_What this task involves:_ Transcribe each of the records below exactly, excluding all pictures.

_Entries provided:_

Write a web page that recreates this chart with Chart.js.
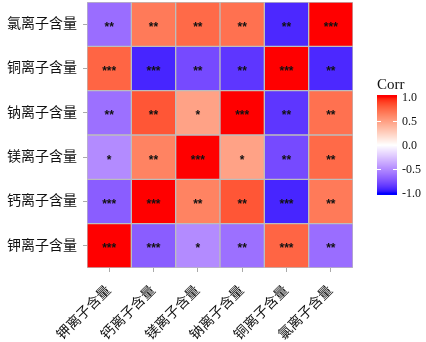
<!DOCTYPE html>
<html>
<head>
<meta charset="utf-8">
<script src="https://cdn.jsdelivr.net/npm/chart.js@4.4.1/dist/chart.umd.min.js"></script>
<style>
  html, body { margin:0; padding:0; background:#fff; }
</style>
</head>
<body>
<canvas id="heat" width="426" height="342"></canvas>
<script>
// variables, bottom-to-top on y and left-to-right on x
const ions = ['钾离子含量','钙离子含量','镁离子含量','钠离子含量','铜离子含量','氯离子含量'];

// correlation rows (row = y variable), columns in the same order as ions
const rK  = [ 1.00, -0.70, -0.50, -0.62,  0.76, -0.63];
const rCa = [-0.70,  1.00,  0.63,  0.82, -0.92,  0.67];
const rMg = [-0.50,  0.63,  1.00,  0.48, -0.78,  0.74];
const rNa = [-0.62,  0.82,  0.48,  1.00, -0.86,  0.71];
const rCu = [ 0.76, -0.92, -0.78, -0.86,  1.00, -0.91];
const rCl = [-0.63,  0.67,  0.74,  0.71, -0.91,  1.00];

// significance marks
const sK  = ['***','***','*','**','***','**'];
const sCa = ['***','***','**','**','***','**'];
const sMg = ['*','**','***','*','**','**'];
const sNa = ['**','**','*','***','**','**'];
const sCu = ['***','***','**','**','***','**'];
const sCl = ['**','**','**','**','**','***'];

const legendTicks = [1.0, 0.5, 0.0, -0.5, -1.0];

const corrRows  = [rK, rCa, rMg, rNa, rCu, rCl];
const starRows  = [sK, sCa, sMg, sNa, sCu, sCl];

// ── colour scale: white -> red / blue, interpolated in Lab ──────────
function lin(c){ c/=255; return c<=0.04045 ? c/12.92 : Math.pow((c+0.055)/1.055, 2.4); }
function gam(c){ c = c<=0.0031308 ? 12.92*c : 1.055*Math.pow(c,1/2.4)-0.055; return Math.round(Math.min(1,Math.max(0,c))*255); }
function toLab(rgb){
  const [r,g,b] = rgb.map(lin);
  const X=(0.4124*r+0.3576*g+0.1805*b)/0.95047, Y=0.2126*r+0.7152*g+0.0722*b, Z=(0.0193*r+0.1192*g+0.9505*b)/1.08883;
  const f = t => t>0.008856 ? Math.cbrt(t) : 7.787*t+16/116;
  return [116*f(Y)-16, 500*(f(X)-f(Y)), 200*(f(Y)-f(Z))];
}
function fromLab([L,a,b]){
  const fy=(L+16)/116, fx=fy+a/500, fz=fy-b/200;
  const fi = t => t*t*t>0.008856 ? t*t*t : (t-16/116)/7.787;
  const X=fi(fx)*0.95047, Y=fi(fy), Z=fi(fz)*1.08883;
  return [ 3.2406*X-1.5372*Y-0.4986*Z, -0.9689*X+1.8758*Y+0.0415*Z, 0.0557*X-0.2040*Y+1.0570*Z ].map(gam);
}
const LAB_W = toLab([255,255,255]), LAB_R = toLab([255,0,0]), LAB_B = toLab([0,0,255]);
function corrColor(v){
  const end = v>=0 ? LAB_R : LAB_B, t = Math.min(1, Math.abs(v));
  const c = fromLab(LAB_W.map((w,i)=>w+(end[i]-w)*t));
  return `rgb(${c[0]},${c[1]},${c[2]})`;
}

// ── stars on each tile ─────────────────────────────────────────────
const starPlugin = {
  id:'stars',
  afterDatasetsDraw(chart){
    const ctx = chart.ctx;
    ctx.save();
    ctx.fillStyle = '#111';
    ctx.font = 'bold 12px "Liberation Sans"';
    ctx.textAlign = 'center';
    ctx.textBaseline = 'alphabetic';
    chart.data.datasets.forEach((ds, r) => {
      chart.getDatasetMeta(r).data.forEach((el, c) => {
        const s = starRows[r][c];
        const m = ctx.measureText(s);
        const cy = (el.y + el.base)/2 + (m.actualBoundingBoxAscent - m.actualBoundingBoxDescent)/2;
        ctx.fillText(s, el.x, cy);
      });
    });
    ctx.restore();
  }
};

// ── colour bar legend ──────────────────────────────────────────────
const colorbarPlugin = {
  id:'colorbar',
  afterDraw(chart){
    const ctx = chart.ctx, ca = chart.chartArea;
    const x0 = ca.right + 24, w = 20, yTop = 97, yBot = 193;
    const yOf = v => yTop + (1 - v)/2*(yBot - yTop);
    ctx.save();
    for (let y = yTop - 2; y < yBot + 2; y++) {
      const v = Math.max(-1, Math.min(1, 1 - 2*(y + 0.5 - yTop)/(yBot - yTop)));
      ctx.fillStyle = corrColor(v);
      ctx.fillRect(x0, y, w, 1);
    }
    ctx.strokeStyle = '#fff'; ctx.lineWidth = 1;
    ctx.fillStyle = '#111';
    ctx.font = '12px "Liberation Serif"';
    ctx.textAlign = 'left'; ctx.textBaseline = 'middle';
    legendTicks.forEach(v => {
      const y = Math.round(yOf(v)) + 0.5;
      if (Math.abs(v) < 1) {
        ctx.beginPath();
        ctx.moveTo(x0, y); ctx.lineTo(x0 + 4, y);
        ctx.moveTo(x0 + w - 4, y); ctx.lineTo(x0 + w, y);
        ctx.stroke();
      }
      ctx.fillText(v.toFixed(1), x0 + w + 5, y);
    });
    ctx.font = '15px "Liberation Serif"';
    ctx.textBaseline = 'alphabetic';
    ctx.fillText('Corr', x0, 89);
    ctx.restore();
  }
};

new Chart(document.getElementById('heat').getContext('2d'), {
  type:'bar',
  data:{
    labels: ions,
    datasets: corrRows.map((row, r) => ({
      label: ions[r],
      data: row.map(() => 1),
      backgroundColor: row.map(corrColor),
      borderColor:'#bdbdbd', borderWidth:1, borderSkipped:false,
      barPercentage:1, categoryPercentage:1,
    }))
  },
  options:{
    responsive:false, animation:false,
    layout:{ padding:{ top:2, right:73, left:0, bottom:0 } },
    plugins:{ legend:{display:false}, tooltip:{enabled:false} },
    scales:{
      x:{
        stacked:true,
        border:{display:false},
        grid:{ offset:false, drawOnChartArea:false, tickLength:4, color:'#aaa' },
        ticks:{ color:'#111', font:{ size:14, lineHeight:1.9, family:'"Liberation Serif", "Noto Sans CJK SC"' }, maxRotation:45, minRotation:45, padding:7, autoSkip:false },
        afterFit(s){ s.height = 74; s.paddingLeft = 0; s.paddingRight = 0; }
      },
      y:{
        stacked:true, min:0, max:ions.length,
        border:{display:false},
        grid:{ drawOnChartArea:false, tickLength:4, color:'#aaa' },
        afterBuildTicks(s){ s.ticks = ions.map((_, i) => ({ value: i + 0.5 })); },
        ticks:{ color:'#111', font:{ size:14, family:'"Liberation Serif", "Noto Sans CJK SC"' }, padding:6,
                callback: v => ions[Math.floor(v)] },
        afterFit(s){ s.width = 87; s.paddingTop = 0; s.paddingBottom = 0; }
      }
    }
  },
  plugins:[starPlugin, colorbarPlugin]
});
</script>
</body>
</html>
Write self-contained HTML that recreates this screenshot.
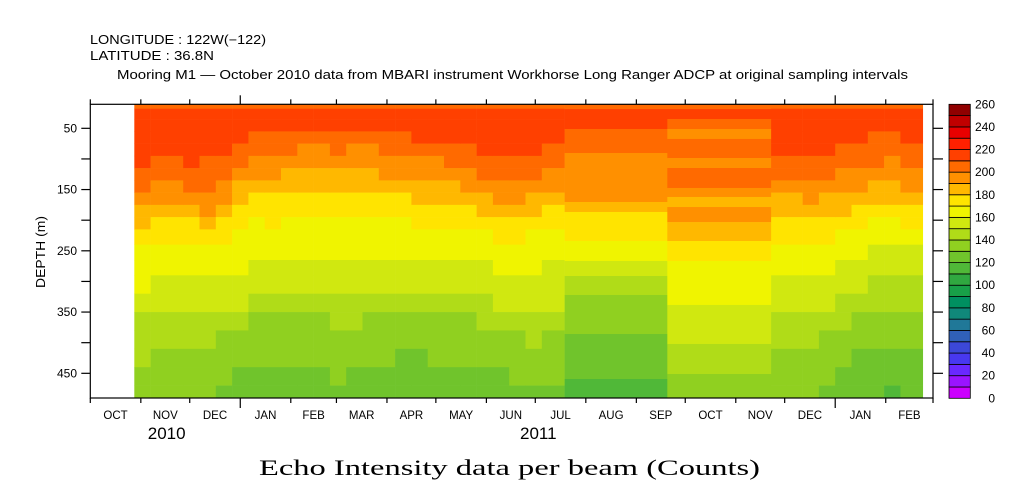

_Answer to this problem:_
Write a web page that recreates this chart with Chart.js.
<!DOCTYPE html>
<html>
<head>
<meta charset="utf-8">
<script src="https://cdn.jsdelivr.net/npm/chart.js@4.4.1/dist/chart.umd.min.js"></script>
<style>
  html, body { margin:0; padding:0; background:#fff; }
</style>
</head>
<body>
<canvas id="heat" width="426" height="342"></canvas>
<script>
// variables, bottom-to-top on y and left-to-right on x
const ions = ['钾离子含量','钙离子含量','镁离子含量','钠离子含量','铜离子含量','氯离子含量'];

// correlation rows (row = y variable), columns in the same order as ions
const rK  = [ 1.00, -0.70, -0.50, -0.62,  0.76, -0.63];
const rCa = [-0.70,  1.00,  0.63,  0.82, -0.92,  0.67];
const rMg = [-0.50,  0.63,  1.00,  0.48, -0.78,  0.74];
const rNa = [-0.62,  0.82,  0.48,  1.00, -0.86,  0.71];
const rCu = [ 0.76, -0.92, -0.78, -0.86,  1.00, -0.91];
const rCl = [-0.63,  0.67,  0.74,  0.71, -0.91,  1.00];

// significance marks
const sK  = ['***','***','*','**','***','**'];
const sCa = ['***','***','**','**','***','**'];
const sMg = ['*','**','***','*','**','**'];
const sNa = ['**','**','*','***','**','**'];
const sCu = ['***','***','**','**','***','**'];
const sCl = ['**','**','**','**','**','***'];

const legendTicks = [1.0, 0.5, 0.0, -0.5, -1.0];

const corrRows  = [rK, rCa, rMg, rNa, rCu, rCl];
const starRows  = [sK, sCa, sMg, sNa, sCu, sCl];

// ── colour scale: white -> red / blue, interpolated in Lab ──────────
function lin(c){ c/=255; return c<=0.04045 ? c/12.92 : Math.pow((c+0.055)/1.055, 2.4); }
function gam(c){ c = c<=0.0031308 ? 12.92*c : 1.055*Math.pow(c,1/2.4)-0.055; return Math.round(Math.min(1,Math.max(0,c))*255); }
function toLab(rgb){
  const [r,g,b] = rgb.map(lin);
  const X=(0.4124*r+0.3576*g+0.1805*b)/0.95047, Y=0.2126*r+0.7152*g+0.0722*b, Z=(0.0193*r+0.1192*g+0.9505*b)/1.08883;
  const f = t => t>0.008856 ? Math.cbrt(t) : 7.787*t+16/116;
  return [116*f(Y)-16, 500*(f(X)-f(Y)), 200*(f(Y)-f(Z))];
}
function fromLab([L,a,b]){
  const fy=(L+16)/116, fx=fy+a/500, fz=fy-b/200;
  const fi = t => t*t*t>0.008856 ? t*t*t : (t-16/116)/7.787;
  const X=fi(fx)*0.95047, Y=fi(fy), Z=fi(fz)*1.08883;
  return [ 3.2406*X-1.5372*Y-0.4986*Z, -0.9689*X+1.8758*Y+0.0415*Z, 0.0557*X-0.2040*Y+1.0570*Z ].map(gam);
}
const LAB_W = toLab([255,255,255]), LAB_R = toLab([255,0,0]), LAB_B = toLab([0,0,255]);
function corrColor(v){
  const end = v>=0 ? LAB_R : LAB_B, t = Math.min(1, Math.abs(v));
  const c = fromLab(LAB_W.map((w,i)=>w+(end[i]-w)*t));
  return `rgb(${c[0]},${c[1]},${c[2]})`;
}

// ── stars on each tile ─────────────────────────────────────────────
const starPlugin = {
  id:'stars',
  afterDatasetsDraw(chart){
    const ctx = chart.ctx;
    ctx.save();
    ctx.fillStyle = '#111';
    ctx.font = 'bold 12px "Liberation Sans"';
    ctx.textAlign = 'center';
    ctx.textBaseline = 'alphabetic';
    chart.data.datasets.forEach((ds, r) => {
      chart.getDatasetMeta(r).data.forEach((el, c) => {
        const s = starRows[r][c];
        const m = ctx.measureText(s);
        const cy = (el.y + el.base)/2 + (m.actualBoundingBoxAscent - m.actualBoundingBoxDescent)/2;
        ctx.fillText(s, el.x, cy);
      });
    });
    ctx.restore();
  }
};

// ── colour bar legend ──────────────────────────────────────────────
const colorbarPlugin = {
  id:'colorbar',
  afterDraw(chart){
    const ctx = chart.ctx, ca = chart.chartArea;
    const x0 = ca.right + 24, w = 20, yTop = 97, yBot = 193;
    const yOf = v => yTop + (1 - v)/2*(yBot - yTop);
    ctx.save();
    for (let y = yTop - 2; y < yBot + 2; y++) {
      const v = Math.max(-1, Math.min(1, 1 - 2*(y + 0.5 - yTop)/(yBot - yTop)));
      ctx.fillStyle = corrColor(v);
      ctx.fillRect(x0, y, w, 1);
    }
    ctx.strokeStyle = '#fff'; ctx.lineWidth = 1;
    ctx.fillStyle = '#111';
    ctx.font = '12px "Liberation Serif"';
    ctx.textAlign = 'left'; ctx.textBaseline = 'middle';
    legendTicks.forEach(v => {
      const y = Math.round(yOf(v)) + 0.5;
      if (Math.abs(v) < 1) {
        ctx.beginPath();
        ctx.moveTo(x0, y); ctx.lineTo(x0 + 4, y);
        ctx.moveTo(x0 + w - 4, y); ctx.lineTo(x0 + w, y);
        ctx.stroke();
      }
      ctx.fillText(v.toFixed(1), x0 + w + 5, y);
    });
    ctx.font = '15px "Liberation Serif"';
    ctx.textBaseline = 'alphabetic';
    ctx.fillText('Corr', x0, 89);
    ctx.restore();
  }
};

new Chart(document.getElementById('heat').getContext('2d'), {
  type:'bar',
  data:{
    labels: ions,
    datasets: corrRows.map((row, r) => ({
      label: ions[r],
      data: row.map(() => 1),
      backgroundColor: row.map(corrColor),
      borderColor:'#bdbdbd', borderWidth:1, borderSkipped:false,
      barPercentage:1, categoryPercentage:1,
    }))
  },
  options:{
    responsive:false, animation:false,
    layout:{ padding:{ top:2, right:73, left:0, bottom:0 } },
    plugins:{ legend:{display:false}, tooltip:{enabled:false} },
    scales:{
      x:{
        stacked:true,
        border:{display:false},
        grid:{ offset:false, drawOnChartArea:false, tickLength:4, color:'#aaa' },
        ticks:{ color:'#111', font:{ size:14, lineHeight:1.9, family:'"Liberation Serif", "Noto Sans CJK SC"' }, maxRotation:45, minRotation:45, padding:7, autoSkip:false },
        afterFit(s){ s.height = 74; s.paddingLeft = 0; s.paddingRight = 0; }
      },
      y:{
        stacked:true, min:0, max:ions.length,
        border:{display:false},
        grid:{ drawOnChartArea:false, tickLength:4, color:'#aaa' },
        afterBuildTicks(s){ s.ticks = ions.map((_, i) => ({ value: i + 0.5 })); },
        ticks:{ color:'#111', font:{ size:14, family:'"Liberation Serif", "Noto Sans CJK SC"' }, padding:6,
                callback: v => ions[Math.floor(v)] },
        afterFit(s){ s.width = 87; s.paddingTop = 0; s.paddingBottom = 0; }
      }
    }
  },
  plugins:[starPlugin, colorbarPlugin]
});
</script>
</body>
</html>
Write self-contained HTML that recreates this screenshot.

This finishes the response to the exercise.